VOTE has called on Gov. John Bel Edwards to use clemency to cut the state’s prison population. But in a press conference April 27, Edwards said he didn’t consider clemency an appropriate way to deal with COVID-19.

“That’s not just part of the pandemic response as far as I’m concerned,” the governor said.

Instead Edwards has put together a panel that began meeting on April 17, 2020, in order to review the cases of about 1,200 non-violent prisoners, 25 percent to 30 percent of whom the governor expects will be found eligible for furlough. But LDOC said records of just 289 prisoners had been recommended by the end of the month, with only 58 of those released.

“We’re disappointed that they haven’t been more aggressive in trying to reduce the prison population in the state,” commented Kevin Fitzpatrick, Director of the Office of Justice and Peace at Catholic Charities of the Archdiocese of New Orleans (CCANO).

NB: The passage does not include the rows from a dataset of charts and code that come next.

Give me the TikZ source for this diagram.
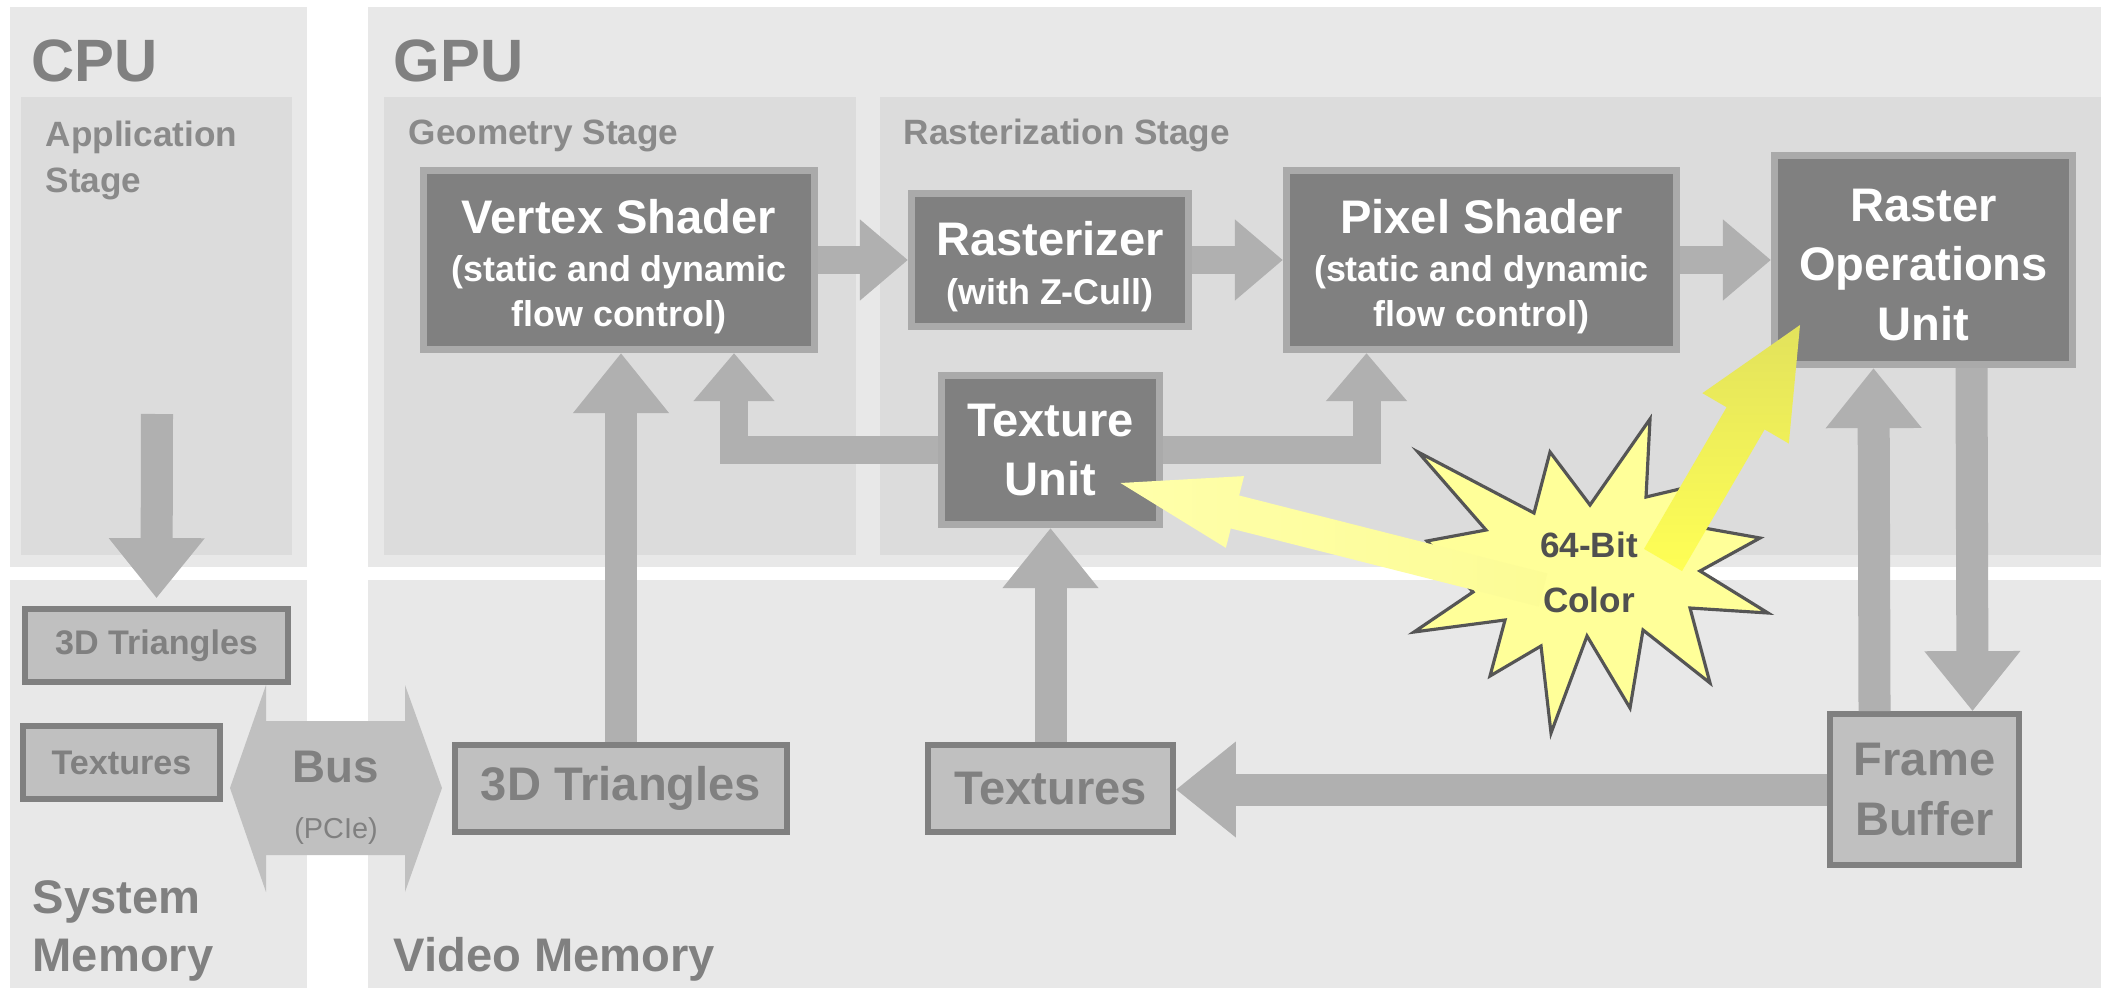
\documentclass[tikz,border=0pt]{standalone}
\usepackage{fontspec}
\setmainfont{Liberation Sans}
\usepackage{tikz}
\usetikzlibrary{arrows.meta, calc}
\definecolor{panelout}{RGB}{232, 232, 232}
\definecolor{panelin}{RGB}{220, 220, 220}
\definecolor{boxdark}{RGB}{128, 128, 128}
\definecolor{boxrim}{RGB}{170, 170, 170}
\definecolor{linkgray}{RGB}{176, 176, 176}
\definecolor{memfill}{RGB}{192, 192, 192}
\definecolor{memrim}{RGB}{128, 128, 128}
\definecolor{labelgray}{RGB}{128, 128, 128}
\definecolor{stagegray}{RGB}{138, 138, 138}
\definecolor{starfill}{RGB}{255, 255, 153}
\definecolor{starline}{RGB}{85, 85, 85}
\definecolor{startext}{RGB}{80, 80, 80}
\definecolor{glowtip}{RGB}{255, 255, 170}
\definecolor{glowbase}{RGB}{252, 252, 150}
\definecolor{goldtip}{RGB}{226, 226, 92}
\definecolor{goldbase}{RGB}{255, 255, 85}
\newcommand{\titlefont}{\fontsize{13.4}{17}\selectfont\bfseries}
\newcommand{\subfont}{\fontsize{10.2}{12.8}\selectfont\bfseries}
\newcommand{\memfont}{\fontsize{13.4}{17}\selectfont\bfseries}
\newcommand{\memsmallfont}{\fontsize{9.7}{12}\selectfont\bfseries}
\newcommand{\headstrut}[1]{\rule{0pt}{#1}}
\tikzstyle{hwbox} = [rectangle, draw=boxrim, fill=boxdark, line width=2pt, text=white, align=center, inner sep=0pt, font=\titlefont]
\tikzstyle{membox} = [rectangle, draw=memrim, fill=memfill, line width=1.6pt, text=labelgray, align=center, inner sep=0pt, font=\memfont]
\tikzstyle{biglink} = [draw=linkgray, line width=0.32cm, -{Triangle[length=0.6cm, width=0.92cm]}]
\tikzstyle{smalllink} = [draw=linkgray, line width=0.28cm, -{Triangle[length=0.48cm, width=0.78cm]}]
\tikzstyle{panellabel} = [anchor=base west, inner sep=0pt, text=labelgray, font=\fontsize{17}{20}\selectfont\bfseries]
\tikzstyle{stagelabel} = [inner sep=0pt, text=stagegray, font=\fontsize{10}{13.1}\selectfont\bfseries]
\tikzstyle{memlabel} = [inner sep=0pt, text=labelgray, font=\fontsize{13.4}{16.5}\selectfont\bfseries]
\tikzstyle{burstshape} = [fill=starfill, draw=starline, line width=0.9pt, line join=miter]
\tikzstyle{bursttext} = [inner sep=0pt, align=center, text=startext, font=\fontsize{10}{15.6}\selectfont\bfseries]
\pgfdeclarelayer{front}
\pgfsetlayers{main,front}
% fat shaded arrow: start, end, half shaft, half head, head length, shading
\newcommand{\glowarrow}[6]{%
    \coordinate (ga-s) at (#1);
    \coordinate (ga-e) at (#2);
    \coordinate (ga-b) at ($(ga-e)!#5!(ga-s)$);
    \shade[#6] ($(ga-s)!#3!90:(ga-e)$) -- ($(ga-b)!#3!90:(ga-e)$) -- ($(ga-b)!#4!90:(ga-e)$) -- (ga-e)
        -- ($(ga-b)!#4!-90:(ga-e)$) -- ($(ga-b)!#3!-90:(ga-e)$) -- ($(ga-s)!#3!-90:(ga-e)$) -- cycle;
}

\begin{document}
\begin{tikzpicture}[x=0.01cm, y=-0.01cm]
    \useasboundingbox (0,0) rectangle (2101,988);

    % Panels
    \fill[panelout] (10,7) rectangle (307,567);
    \fill[panelout] (368,7) rectangle (2101,567);
    \fill[panelin] (21,97) rectangle (292,555);
    \fill[panelin] (384,97) rectangle (856,555);
    \fill[panelin] (880,97) rectangle (2101,555);
    \fill[panelout] (10,580) rectangle (307,988);
    \fill[panelout] (368,580) rectangle (2101,988);

    % Panel labels
    \node[panellabel] (cpulbl) at (31,82) {CPU};
    \node[panellabel] (gpulbl) at (393,82) {GPU};
    \node[stagelabel, anchor=north west, align=left] (applbl) at (45,120) {Application\\Stage};
    \node[stagelabel, anchor=base west] (geolbl) at (408,145) {Geometry Stage};
    \node[stagelabel, anchor=base west] (raslbl) at (903,145) {Rasterization Stage};
    \node[memlabel, anchor=north west, align=left] (syslbl) at (32,880) {System\\Memory};
    \node[memlabel, anchor=base west] (vidlbl) at (393,971) {Video Memory};

    % Bus
    \fill[memfill] (230,788) -- (266,685) -- (266,721) -- (405,721) -- (405,685) -- (442,788)
        -- (405,892) -- (405,855) -- (266,855) -- (266,892) -- cycle;
    \node[anchor=north, align=center, inner sep=0pt, text=labelgray, font=\fontsize{8.2}{10}\selectfont] (bus) at (336,750)
        {{\fontsize{13}{16}\selectfont\bfseries Bus}\\[6pt](PCIe)};

    % GPU units
    \node[hwbox, minimum width=3.91cm, minimum height=1.79cm, font=\subfont] (vs) at (619,260)
        {{\titlefont\headstrut{13.4pt}Vertex Shader}\\[1pt](static and dynamic\\flow control)};
    \node[hwbox, minimum width=2.77cm, minimum height=1.33cm, font=\subfont] (rast) at (1050,260)
        {{\titlefont\headstrut{13.4pt}Rasterizer}\\[1pt](with Z-Cull)};
    \node[hwbox, minimum width=3.90cm, minimum height=1.79cm, font=\subfont] (ps) at (1481.5,260)
        {{\titlefont\headstrut{13.4pt}Pixel Shader}\\[1pt](static and dynamic\\flow control)};
    \node[hwbox, minimum width=2.98cm, minimum height=2.09cm] (rop) at (1923.5,260) {\headstrut{12pt}Raster\\Operations\\Unit};
    \node[hwbox, minimum width=2.18cm, minimum height=1.49cm] (tu) at (1050.5,450) {Texture\\Unit};

    % Memory blocks
    \node[membox, minimum width=2.63cm, minimum height=0.73cm, font=\memsmallfont] (sys3d) at (156.5,645.5) {3D Triangles};
    \node[membox, minimum width=1.97cm, minimum height=0.73cm, font=\memsmallfont] (systex) at (121.5,762.5) {Textures};
    \node[membox, minimum width=3.32cm, minimum height=0.87cm] (vm3d) at (621,788.5) {3D Triangles};
    \node[membox, minimum width=2.45cm, minimum height=0.87cm] (vmtex) at (1050.5,788.5) {Textures};
    \node[membox, minimum width=1.89cm, minimum height=1.51cm] (fb) at (1924.5,789.5) {Frame\\Buffer};

    % Links
    \coordinate (appout) at (157,414);
    \draw[biglink, shorten >=0.08cm] (appout) -- (sys3d.north);
    \draw[biglink] (vm3d.north) -- (vm3d.north |- vs.south);
    \draw[smalllink] (vs.east) -- (rast.west);
    \draw[smalllink] (rast.east) -- (ps.west);
    \draw[smalllink] (ps.east) -- (rop.west);
    \draw[smalllink] (tu.west) -| ($(vs.south)+(115,0)$);
    \draw[smalllink] (tu.east) -| ($(ps.south)+(-115,0)$);
    \draw[biglink] (vmtex.north) -- (tu.south);
    \draw[biglink] (fb.west) -- (fb.west -| vmtex.east);
    \draw[biglink] ($(fb.north)+(-50,0)$) -- ($(rop.south)+(-50,0)$);
    \draw[biglink] ($(rop.south)+(48,0)$) -- ($(fb.north)+(48,0)$);

    % 64-bit colour burst
    \draw[burstshape] (1418,452) -- (1534,513) -- (1550,452) -- (1590,505) -- (1650,419) -- (1646,497)
        -- (1684,488) -- (1704,528) -- (1760,538) -- (1700,571) -- (1768,613) -- (1690,608) -- (1710,683)
        -- (1643,630) -- (1630,708) -- (1587,636) -- (1551,733) -- (1541,646) -- (1490,676) -- (1505,620)
        -- (1414,632) -- (1473,592) -- (1427,541) -- (1486,530) -- cycle;
    \begin{pgfonlayer}{front}
        \node[bursttext] (burst) at (1589,572) {64-Bit\\Color};
    \end{pgfonlayer}
    \glowarrow{$(burst.center)+(-46,18)$}{$(tu.center)+(70,33)$}{0.17cm}{0.37cm}{1.18cm}{left color=glowtip, right color=glowbase}
    \glowarrow{$(burst.center)+(74,-12)$}{$(rop.center)+(-123.5,65)$}{0.22cm}{0.5cm}{1.08cm}{top color=goldtip, bottom color=goldbase}
\end{tikzpicture}
\end{document}
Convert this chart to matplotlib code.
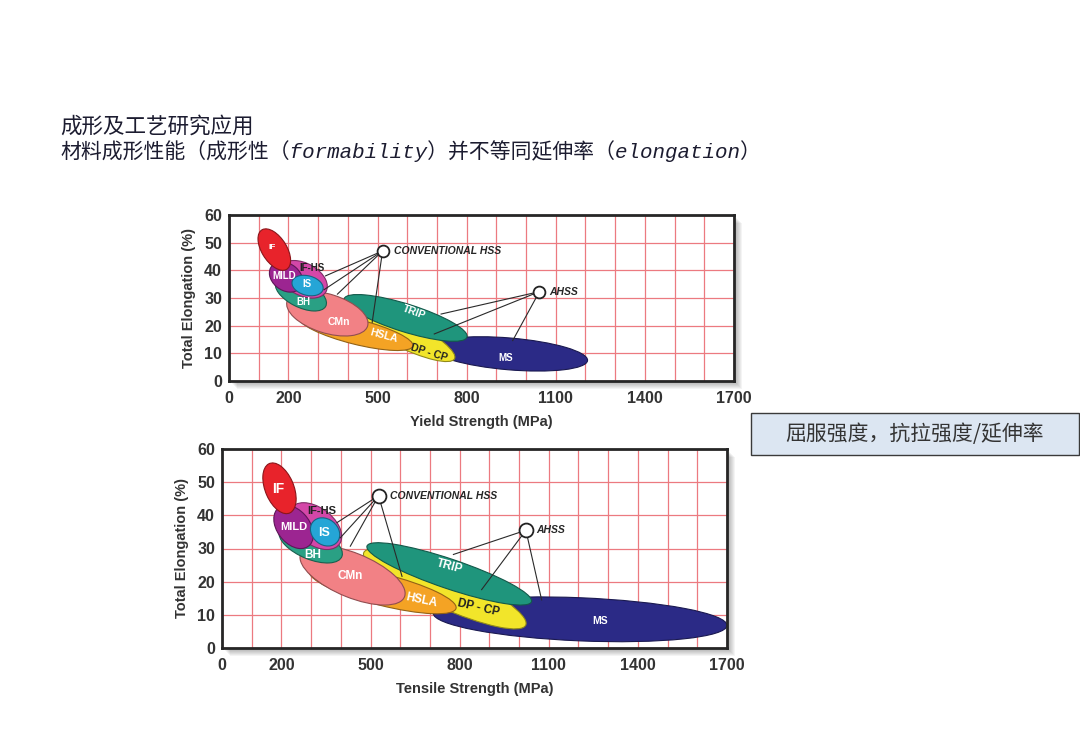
import numpy as np
import matplotlib
matplotlib.use("Agg")
import matplotlib.pyplot as plt
from matplotlib.patches import Ellipse, Rectangle
from matplotlib.transforms import Affine2D
import matplotlib.colors as mcolors

# ---------------- data ----------------
materials = ['MS', 'DP - CP', 'TRIP', 'HSLA', 'CMn', 'BH', 'IF-HS', 'MILD', 'IS', 'IF']
colors = ['#2b2a86', '#f2e52a', '#1f957c', '#f4a324', '#f28185', '#2aa084',
          '#d447a8', '#9c2591', '#25a5d6', '#e8232b']
label_colors = ['white', '#222222', 'white', 'white', 'white', 'white',
                '#222222', 'white', 'white', 'white']

# yield strength chart: major-axis tips (MPa, %) and minor axis (grid units)
ys_x1 = [680, 400, 388, 236, 196, 159, 174, 146, 213, 112]
ys_y1 = [12.2, 27.0, 29.8, 23.0, 29.0, 36.1, 41.5, 41.8, 36.1, 54.7]
ys_x2 = [1207, 759, 801, 619, 466, 325, 325, 238, 316, 193]
ys_y2 = [7.4, 8.0, 15.8, 12.6, 19.7, 26.9, 32.0, 33.4, 32.9, 40.3]
ys_minor = [1.15, 1.0, 1.0, 0.9, 1.4, 0.95, 1.15, 0.95, 0.7, 0.85]
ys_lx = [932, 673, 624, 522, 370, 252, 278, 185, 264, 146]
ys_ly = [8.4, 10.4, 24.8, 16.4, 21.2, 28.4, 41.0, 38.0, 35.0, 48.1]
ys_rot = [0, -17, -20, -15, 0, 0, 0, 0, 0, 0]
ys_fs = [7, 7.5, 7.5, 7.5, 7.5, 7, 7, 7, 7, 6]

# tensile strength chart
ts_x1 = [711, 477, 488, 294, 264, 193, 230, 185, 301, 157]
ts_y1 = [10.5, 28.7, 30.7, 23.1, 28.2, 35.3, 41.8, 41.8, 37.3, 55.5]
ts_x2 = [1700, 1023, 1042, 788, 615, 404, 398, 297, 393, 230]
ts_y2 = [6.8, 7.0, 14.0, 12.0, 15.6, 27.7, 31.7, 31.2, 32.7, 40.8]
ts_minor = [1.3, 1.15, 0.9, 0.95, 1.35, 0.95, 1.15, 1.05, 0.8, 0.95]
ts_lx = [1272, 863, 767, 673, 432, 305, 337, 241, 342, 191]
ts_ly = [8.0, 12.0, 24.6, 14.5, 21.8, 27.9, 41.3, 36.6, 34.7, 47.9]
ts_rot = [0, -13, -15, -12, 0, 0, 0, 0, 0, 0]
ts_fs = [7.5, 8.5, 8.5, 8.5, 8.5, 8.5, 8, 8, 9, 10]

# callouts: (x, y) of circle and ends of the leader lines
ys_chss = (517, 47.0)
ys_chss_ends_x = [325, 320, 365, 482]
ys_chss_ends_y = [38.0, 33.0, 31.4, 21.2]
ys_ahss = (1045, 32.3)
ys_ahss_ends_x = [714, 691, 955]
ys_ahss_ends_y = [24.2, 17.0, 14.6]

ts_chss = (527, 45.9)
ts_chss_ends_x = [387, 398, 432, 606]
ts_chss_ends_y = [37.8, 33.2, 30.7, 21.6]
ts_ahss = (1023, 35.5)
ts_ahss_ends_x = [779, 874, 1076]
ts_ahss_ends_y = [28.2, 17.6, 14.5]

xtick_vals = [0, 200, 500, 800, 1100, 1400, 1700]
ytick_vals = [0, 10, 20, 30, 40, 50, 60]

title1 = '成形及工艺研究应用'
title2 = '材料成形性能（成形性（formability）并不等同延伸率（elongation）'
box_text = '屈服强度，抗拉强度/延伸率'

# ---------------- drawing ----------------
W, H = 1080, 748
fig = plt.figure(figsize=(W / 100, H / 100), dpi=100)
fig.patch.set_facecolor('white')

GRID = '#ec7a80'
TICKFONT = dict(family='Liberation Sans', weight='bold', size=11.5, color='#333333')


def darken(c, f=0.6):
    r, g, b = mcolors.to_rgb(c)
    return (r * f, g * f, b * f)


def shadow(rect_px):
    x0, y0, w, h = rect_px
    for k in range(1, 9):
        fig.add_artist(Rectangle(((x0 + k) / W, (y0 - k) / H), w / W, h / H,
                                 transform=fig.transFigure, facecolor='#000000',
                                 edgecolor='none', alpha=0.045, zorder=-5))


def make_axes(left, top, bottom):
    rect = [left / W, 1 - bottom / H, 505 / W, (bottom - top) / H]
    shadow((left, H - bottom, 505, bottom - top))
    ax = fig.add_axes(rect)
    ax.set_xlim(0, 1700)
    ax.set_ylim(0, 60)
    ax.set_xticks(xtick_vals)
    ax.set_xticks(np.arange(0, 1701, 100), minor=True)
    ax.set_yticks(ytick_vals)
    ax.set_xticklabels([str(v) for v in xtick_vals], **TICKFONT)
    ax.set_yticklabels([str(v) for v in ytick_vals], **TICKFONT)
    ax.tick_params(which='both', length=0)
    ax.tick_params(axis='x', pad=7)
    ax.tick_params(axis='y', pad=5)
    ax.grid(True, which='both', color=GRID, lw=0.9)
    ax.set_axisbelow(True)
    for s in ax.spines.values():
        s.set_linewidth(2)
        s.set_color('#262626')
    return ax


def draw_chart(ax, x1, y1, x2, y2, minor, lx, ly, rot, fs,
               chss, chx, chy, ahss, ahx, ahy, xlabel, msz):
    gtrans = Affine2D().scale(100, 10) + ax.transData
    for i, name in enumerate(materials):
        p1 = np.array([x1[i] / 100, y1[i] / 10])
        p2 = np.array([x2[i] / 100, y2[i] / 10])
        c = (p1 + p2) / 2
        d = p2 - p1
        length = np.hypot(*d)
        ang = np.degrees(np.arctan2(d[1], d[0]))
        e = Ellipse(c, length, minor[i], angle=ang, transform=gtrans,
                    facecolor=colors[i], edgecolor=darken(colors[i]),
                    lw=0.8, zorder=2 + i * 0.01)
        ax.add_patch(e)
    # leader lines
    for ex, ey in zip(chx, chy):
        ax.plot([chss[0], ex], [chss[1], ey], color='#2a2a2a', lw=0.8, zorder=3)
    for ex, ey in zip(ahx, ahy):
        ax.plot([ahss[0], ex], [ahss[1], ey], color='#2a2a2a', lw=0.8, zorder=3)
    for pt in (chss, ahss):
        ax.plot(pt[0], pt[1], 'o', ms=msz, mfc='white', mec='#222222',
                mew=1.3, zorder=4)
    ax.text(chss[0] + 38, chss[1], 'CONVENTIONAL HSS', ha='left', va='center',
            family='Liberation Sans', weight='bold', style='italic',
            fontsize=7.5, color='#262626', zorder=5)
    ax.text(ahss[0] + 34, ahss[1], 'AHSS', ha='left', va='center',
            family='Liberation Sans', weight='bold', style='italic',
            fontsize=7.5, color='#262626', zorder=5)
    for i, name in enumerate(materials):
        ax.text(lx[i], ly[i], name, ha='center', va='center', rotation=rot[i],
                family='Liberation Sans', weight='bold', fontsize=fs[i],
                color=label_colors[i], zorder=6)
    ax.set_xlabel(xlabel, family='Liberation Sans', weight='bold',
                  fontsize=10.5, color='#333333', labelpad=7)
    ax.set_ylabel('Total Elongation (%)', family='Liberation Sans',
                  weight='bold', fontsize=10.5, color='#333333', labelpad=6)


ax1 = make_axes(229, 215, 381)
draw_chart(ax1, ys_x1, ys_y1, ys_x2, ys_y2, ys_minor, ys_lx, ys_ly, ys_rot,
           ys_fs, ys_chss, ys_chss_ends_x, ys_chss_ends_y, ys_ahss,
           ys_ahss_ends_x, ys_ahss_ends_y, 'Yield Strength (MPa)', 8.5)

ax2 = make_axes(222, 449, 648)
draw_chart(ax2, ts_x1, ts_y1, ts_x2, ts_y2, ts_minor, ts_lx, ts_ly, ts_rot,
           ts_fs, ts_chss, ts_chss_ends_x, ts_chss_ends_y, ts_ahss,
           ts_ahss_ends_x, ts_ahss_ends_y, 'Tensile Strength (MPa)', 10)

# titles
tfam = ['Liberation Mono', 'Noto Sans CJK SC', 'DejaVu Sans']
fig.text(60 / W, 1 - 127 / H, title1, ha='left', va='center', fontsize=15.5,
         family=tfam, style='italic', color='#1c1c30')
fig.text(60 / W, 1 - 151 / H, title2, ha='left', va='center', fontsize=15,
         family=tfam, style='italic', color='#1c1c30')

# side box
fig.add_artist(Rectangle((751 / W, 1 - 455 / H), 328 / W, 42 / H,
                         transform=fig.transFigure, facecolor='#dce6f2',
                         edgecolor='#3a3a3a', lw=1.0))
fig.text(915 / W, 1 - 434 / H, box_text, ha='center', va='center',
         fontsize=15, family=['Noto Sans CJK SC', 'DejaVu Sans'],
         color='#333333')

fig.savefig('out.png', dpi=100)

On May 7, 2020, CCANO hosted a virtual meeting online with representatives from the Louisiana Office of Probation and Parole to address the effects of COVID-19 on criminal justice reform.

“We don’t really know when (the pandemic is) going to end, so people are still in this kind of crisis mode,” observed one panelist, Vanessa Spinazola, Executive Director of the Justice and Accountability Center of Louisiana.

She added that she would prefer to see state officials get into “vision mode” to plan structural changes that permanently lower the population in prison.

In addition to cases in the state’s prisons and jails, the panel learned that another 100 cases have cropped up in immigrant detention facilities in the state, according to Homero López, Jr., Executive Director and Managing Attorney at Immigration Services and Legal Advocacy. Most are asylum seekers with “no criminal background,” he said.

“This is a choice by the government to detain folks that they don’t have to detain,” López continued, adding that COVID-19 only draws “attention to the fact that we have a system that detains people for no other reason than that they are undocumented in the United States.”